Tom Harrisson was an explorer and anthropologist of the old school – he always wanted to travel to exotic places, and started young, on a University expedition in the 1930s. This quickly led to a trip to Vanuatu, where he spent several months in a relatively conventional way – living with other Westerners, but studying the natives of Espiritu Santo – one of the northern islands of Vanuatu (then called the New Hebrides) and their traditional lifestyles. Two books resulted: Living among Cannibals and Savage Civilisation.
But while he was there, he nursed an ambition to live really wildly, on the island of Maleluka, which he could see from Santo, and which had a reputation – well deserved as it turned out – for traditional and pre-Christian behaviours of the most extreme sort. In short, they were cannibals – and even today, they have a reputation for being by far the most traditional of all the Vanuatu islands, perhaps even of all the islands in the South Pacific. One charming feature of their social life was that, as a reward for being a particularly good wife, a woman might be permitted by her husband to have her two front teeth knocked out, a treatment they considered both complimentary and beautifying! So when his expedition packed up its bags and left for England, he travelled alone and without equipment or money, to Maleluka, where he remained a year, living with a tribe in the fullest possible sense (almost, he didn’t eat human flesh – or he doesn’t confess to it), learning their language, and then writing these two astonishing books. And if the phrase “South Pacific” makes you think of show business, even that is appropriate, because he made arrangements to be taken off the island and back to civilisation by a passing yacht, owned by Douglas Fairbanks, no less.
Two themes Harrisson treats of very energetically are pigs and cannibalism. His view is that the people of Malekula live in great affluence as far as food is concerned, and have very little concern about the need to provide clothing or shelter, so their energies are directed into other areas to inform status and wealth. These are intimately related to pig ownership, and especially to the ownership of pigs with curved tusks, which can go round in a complete circle, or even two – in exceptional circumstances, three whole rounds. This is done, apparently, purely for the sake of it, just as we briefly measured wealth in tulip bulbs. The first pigs are borrowed, perhaps to entitle a man to marry, and are then bred carefully and their tusks encouraged to grow in these bizarre patterns by the rather cruel removal of the opposite (upper) incisor. When there are a sufficient number of pigs with sufficiently ornate tusks, there is a feast, at which there is a great deal of dancing and kava, and all the pigs are ritually slaughtered – and the giver of the feast goes up a step in the complex social hierarchy – a ladder which starts with the entry to manhood through a series of initiation ceremonies which recall the greatest brutalities of a certain type of public school story.
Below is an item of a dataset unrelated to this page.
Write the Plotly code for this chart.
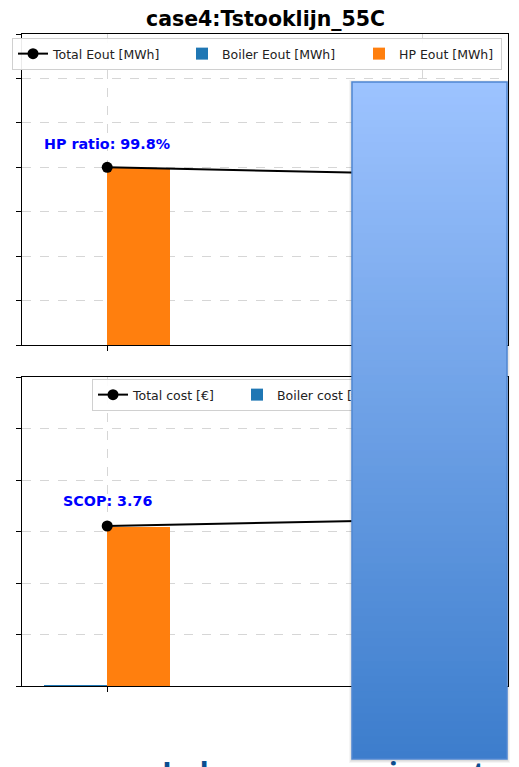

Cannibalism is more complex still, and seems ritualised to a high degree. There was not all out war, and human flesh was not eaten as an important part of the diet. And women and children (which included Harrisson, as he had not been through the early initiations) are excluded and never killed. A “war” is a matter of formal declaration, then of stealth, with ambushes being set in the paths and outside people’s houses. It all sounds remarkably incompetent, with a very low success rate, but when someone is killed, they are taken back to the conquering village (with the other village trying to get the body back, mainly to prevent it suffering the ultimate indignity, of losing its head), cooked and a little eaten by each person. A death means the losing village has to get even, then the war is over. If it goes on too long without the two sides killing equal numbers, they just agree it’s all got too boring and stop the war, perhaps with a compensating payment of pigs or women. Everyone can then carry on walking around safely again until the next war is declared.
Harrisson’s style can be a little patronising, but his vivid accounts are compelling, particularly in Living among Cannibals (1941), a short and simple series of themed essays about all aspects of Malekulan life. I would recommend it to anyone travelling to Vanuatu, and certainly when I was on my two week cruise in September on the Soren Larsen, its 120 odd pages were eagerly devoured by about a dozen people on board. Savage Civilisation is altogether a more complex book, arranged in an idiosyncratic and – to me, at least – rather inaccessible way, and would be probably be of interest only to the most dedicated student.
This time I think I'll try to curb my temptation to make a bad joke about odd food!!! Anyway, we are all very happy that you have come home safely and all in one piece!
Of course, we have different habits but after all what fashion and social rules set in our Western civilization and what we do to animals - women non included - is certainly as dreadful as that. And trying to get back the bodies is a concern in all wars (re the Odyssey).